Hatay’ı çekici hale getiren etkenler, tarihi, doğası ve kültürünün yanında; iklim özellikleri, ülkeyi Ortadoğu’ya bağlayan sınır ili olması ve Mezopotamya’nın Akdeniz’deki son noktası olmasıdır. (Turizm Bakanlığı, 2001) Hatay’ın çok farklı medeniyetlere ev sahipliği yapması, zaman içinde farklı kültürlerin oluşmasını sağlayarak, günümüze kadar gelen farklı inanış, etnik ve dini yapıyla kültürel potansiyel anlamında daha dikkat çekici bir özellik arz etmiştir.

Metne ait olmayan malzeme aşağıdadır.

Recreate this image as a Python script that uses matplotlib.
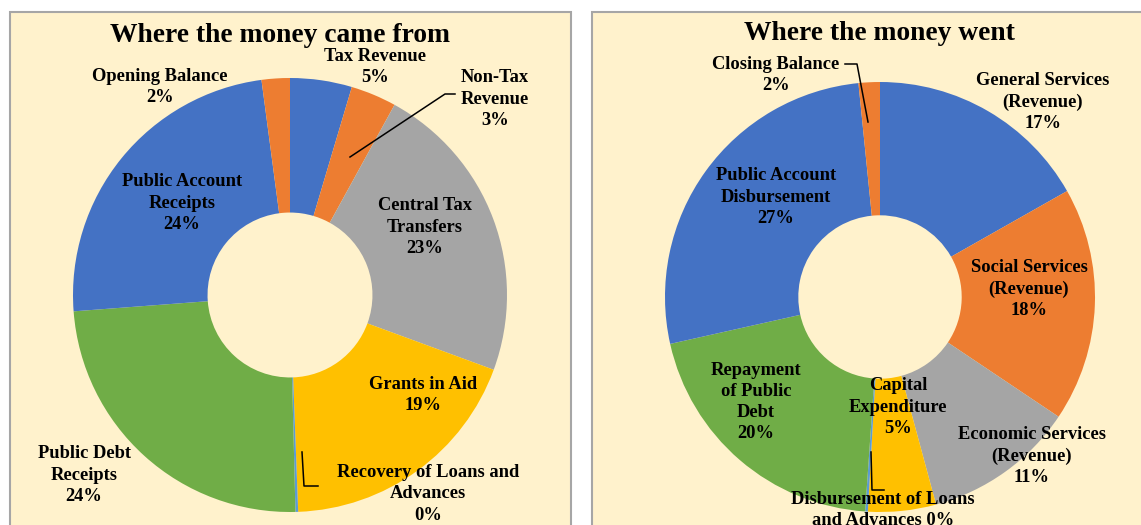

Hatay yöresinde, inanç ve doğa turizmi dışında birçok turistik arz potansiyeli bulunmaktadır. Hatay, çeşitli bölgelere dağılmış ve genel olarak tarihi varlıklara dayalı bir yapıya sahip olmakla birlikte, çeşitli ilçelerde yer alan yayla alanları ve doğal oluşumlara sahip bir ildir. Tüm değerlerin yanında yükseltilerin varlığı ve bu alanlardaki bozulmamış doğal hayat, Hatay’a macera turizmi açısından da alternatif sunmaktadır.

KÜLTÜR TURİZMİ
Hatay Arkeoloji Müzesi
Hatay’ın ilk çağlardan, ortaçağa kadar çeşitli kültürlere tanıklık eden yapısının korunduğu, araştırıldığı,yorumlandığı, herkesin dikkatine ve beğenisine sunulduğu, yeni müzecilik anlayışının tüm gerekliliklerini kapsayan Yeni Hatay Arkeoloji Müzesi bir kültür kurumunun tüm özelliklerini içeren dünyanın sayılı arkeoloji müzelerinden biridir.


Titus Tüneli
M.Ö. 300 yıllarında Seleuykos Nikator tarafından yaptırılan ve kurucusunun adıyla anılan kenttir. Burada bulunan tünel zamanında sel sularının izale edilmesi amacıyla yapılmıştır. 300 m açık alan olmak üzere toplam 1380 m uzunluğunda bir tüneldir. Titus tünelinden 100 m sonra kaya mezarları bulunmaktadır.
Harbiye (Daphne)
Mitolojideki ünlü Apollon ve Daphne aşkının geçtiği yer olarak bilinen Harbiye Şelalelerinin olduğu bölgeHelenistik ve Roma dönemlerinde çağlayanları ile dünyaca tanınan bir sayfiye yeridir.
Kaleler
İlimizde geçmişten günümüze varlığını sürdürebilmiş kaleler mevcuttur. Antakya kalesi, Koz Kalesi, Bakras Kalesi ve Payas kalesi bu tarihi yapılara örnek teşkil etmektedir.
St. Simeon Manastırı
M.S 6.yy da yapılan ve 479 m yükseklikte bir tepe üzerine kurulan manastıra St.Simeon’un 541 yılında geldiği ve burada yer alan sütun üzerinde 40 yıl yaşadığı bilinmektedir. St. Simeon Terk-i Dünya tarikatının kendi çağındaki en önemli temsilcisidir.
Payas Sokullu Mehmet Paşa Külliyesi
Sokullu Mehmet Paşa tarafından 574 yılında Mimar Sinan’a yaptırılan külliye Osmanlı mimarisinin en iyi örneklerindendir. Külliye içerisinde kervansaray, Pazar yeri, hamam, cami ve medrese bulunmaktadır.